The goal not only of knowing all that there is to know, but also of organizing and representing such universal knowledge in books, maps, archives and other forms may seem foolhardy, even in our digital age. Yet even for those of us who are only too aware of our lack of knowledge, this dream of comprehensiveness nevertheless tends to inform our scholarly methods and structure our presuppositions about how people, capital, and information move and interact in a globalized world. Fields like world history, world literature, digital humanities, and global studies are attempts to make sense of this interconnectivity at a sufficiently broad scale. Religious, legal, and political claims to universality may blunt or buttress the force of the market’s ubiquity and the flattening power of linguistic and cultural imperialism. These various sorts of universalism may at first glance seem unique to the contemporary moment, but, as we will see in this class, they are not. Focusing on that crucial period around the turn of the sixteenth century, when the emergence of print and the rise of global exploration rendered claims to comprehensive knowledge and power both newly relevant and patently inadequate, this class examines the relationship between early and late modern theories of universalism.
Readings and visual materials by Hernando Colón, Konrad Gessner, St. Isidore, Pedro Mexía, Sebastian Münster, Antonio de Nebrija, Juan Páez de Castro, Alonso de Palencia, and Ptolemy, as well as scholarship by Alain Badiou, Ann Blair, Fernando Bouza Álvarez, David Damrosch, Umberto Eco, and others. This course will be conducted in English, Spanish, or a mixture of both, depending upon the preferences of the students who register.
Middle Eastern, South Asian and African Studies
Middle East GU4721 Epics & Empires. Hamid Dabashi. T 2:10-4pm. Location TBA.
The purpose of this course is an examination of the genre of epic and its narrative connection to empire-building. The primary text that will be used in this critical examination is the Persian epic poem Shahnameh, composed by Abolqasem Ferdowsi circa 1000 CE.

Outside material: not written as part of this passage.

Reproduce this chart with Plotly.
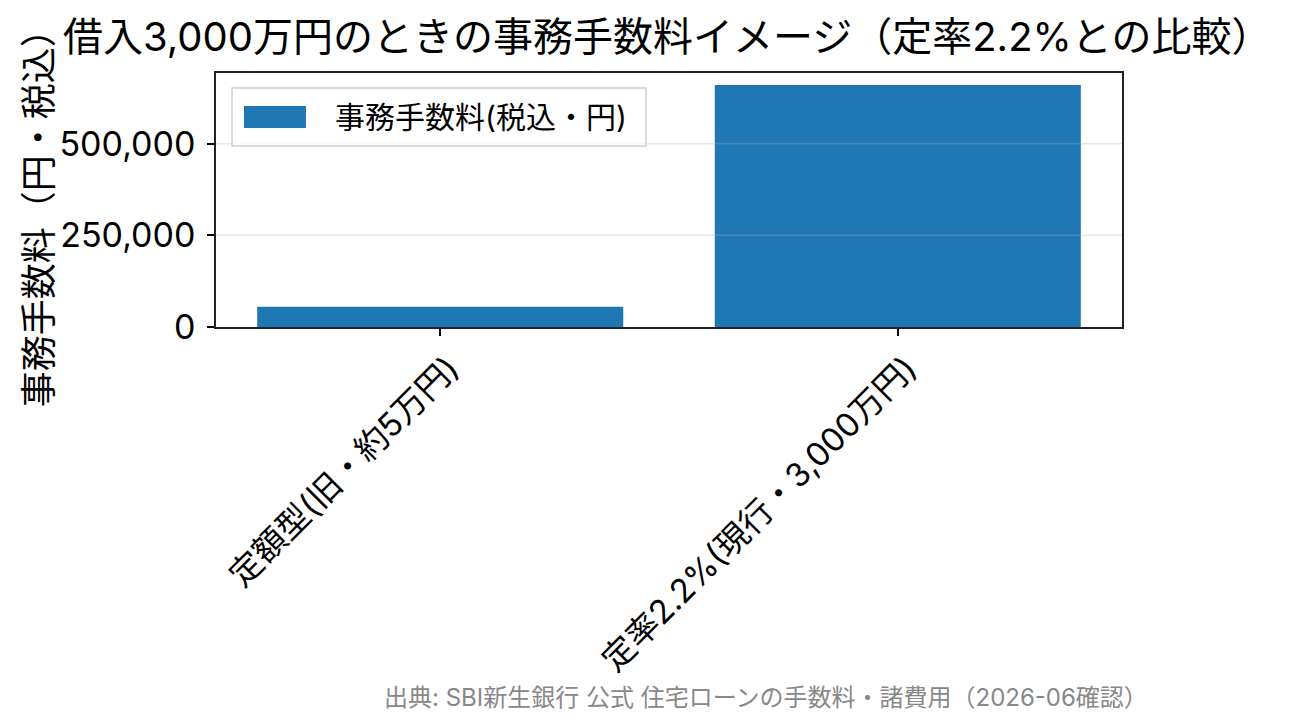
import plotly.graph_objects as go

# data
categories = ["定額型(旧・約5万円)", "定率2.2%(現行・3,000万円)"]
fees = [55000, 660000]
y_ticks = [0, 250000, 500000]
y_ticklabels = ["0", "250,000", "500,000"]

title_text = "借入3,000万円のときの事務手数料イメージ（定率2.2%との比較）"
y_title = "事務手数料（円・税込）"
legend_name = "事務手数料(税込・円)"
source_text = "出典: SBI新生銀行 公式 住宅ローンの手数料・諸費用（2026-06確認）"

font_family = "Inter, Noto Sans CJK JP"
bar_color = "#1f77b4"

# page has an 8px body margin, so the figure is a bit smaller than the window
W, H = 1276, 709

fig = go.Figure()
fig.add_trace(go.Bar(
    x=list(range(len(categories))), y=fees, width=0.8,
    marker_color=bar_color, marker_line_width=0,
    name=legend_name, showlegend=False,
))

# grid lines drawn over the bars (like matplotlib here)
shapes = []
for v in y_ticks[1:]:
    shapes.append(dict(type="line", xref="paper", yref="y", x0=0, x1=1, y0=v, y1=v,
                       line=dict(color="rgba(176,176,176,0.3)", width=1.5), layer="above"))

# hand-made legend box, matplotlib style
shapes.append(dict(type="rect", xref="paper", yref="paper", x0=0.0177, x1=0.4746, y0=0.7126, y1=0.941,
                   line=dict(color="#d0d0d0", width=1.5), fillcolor="rgba(255,255,255,0.8)", layer="above"))
shapes.append(dict(type="rect", xref="paper", yref="paper", x0=0.0309, x1=0.0993, y0=0.7835, y1=0.8701,
                   line=dict(width=0), fillcolor=bar_color, layer="above"))

annotations = [
    dict(text=legend_name, xref="paper", yref="paper", x=0.1291, y=0.8268,
         xanchor="left", yanchor="middle", showarrow=False,
         font=dict(size=30, color="black", family=font_family)),
    dict(text=y_title, xref="paper", yref="paper", x=-0.196, y=0.465, textangle=-90,
         xanchor="center", yanchor="middle", showarrow=False,
         font=dict(size=36, color="black", family=font_family)),
    dict(text=source_text, xref="paper", yref="paper", x=1.031, y=-1.457,
         xanchor="right", yanchor="middle", showarrow=False,
         font=dict(size=24, color="#888888", family=font_family)),
]

fig.update_layout(
    width=W, height=H,
    margin=dict(l=208, r=162, t=65, b=390),
    paper_bgcolor="white", plot_bgcolor="white",
    font=dict(family=font_family, color="black"),
    title=dict(text=title_text, xref="container", yref="container", x=55 / W, y=1 - 29 / H,
               xanchor="left", yanchor="middle", font=dict(size=40, color="black", family=font_family)),
    shapes=shapes, annotations=annotations,
    bargap=0.2,
)
fig.update_xaxes(
    range=[-0.49, 1.49], tickmode="array", tickvals=list(range(len(categories))), ticktext=categories,
    tickangle=-45, tickfont=dict(size=33), ticks="outside", ticklen=7, tickwidth=1.5, tickcolor="black",
    ticklabelshift=9,
    showline=True, linecolor="#222222", linewidth=1.5, mirror=True, showgrid=False, zeroline=False,
)
fig.update_yaxes(
    range=[0, 693000], tickmode="array", tickvals=y_ticks, ticktext=y_ticklabels,
    tickfont=dict(size=34), ticks="outside", ticklen=7, tickwidth=1.5, tickcolor="black",
    ticklabelstandoff=5,
    showline=True, linecolor="#222222", linewidth=1.5, mirror=True, showgrid=False, zeroline=False,
)

fig.write_html("out.html")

Middle East GU4232 Arabic Literary Heritage. Muhsin Al-Musawi. W 2:10-4pm. Location TBA.
Prerequisites: one semester of fourth-year Arabic, or demonstrate equivalent competence. The sessions for this course cover a number of excerpts from texts that are systematically arranged to enable close reading and further discussion and analysis that lead to an active engagement with Arab literary [cultural] tradition. There are samples from pre-Islamic poetry, including that of the Renegades and the Ravens, the Maqamat, al-Jahiz’s oeuvre [selections from a number of books and epistles], Abu Hayyan al-Tawhidi’s writings, prose by ibn Wahb on use and misuse of language, epistles by prominent epistolographers, Hikayat Abi al-Qasim by al-Azdi, selections from al-Bayhaqi, and the Thousand and One Nights. There are excerpts from the middle and premodern period, along with specific selections of commentaries of pertinence to the rise or devaluation of genres, modes, and practices. We address cases in which language is the contested space. The theoretical framework takes language as the dynamic force and also the battlefield through our reading of the movement of the word from transparency [where no distance exists between signifiers and signified], representation, and discourse. Every epistemic shift has its ideological base which we need to detect. The underlying premise is that through close reading and discussion we can draw a genealogy of generic growth or decay in terms of historical, geographical, and religio-political dynamics. The class involves reading, discussion, and written assignments in both Arabic and English.
Middle East GR6210 Readings in Classical Arabic I. George A. Saliba. W 4:10-6pm. Location TBA.
Readings and analysis of texts, with discussion of the nature and development of the genres within the context of Islamic thought. One genre is dealt with each term.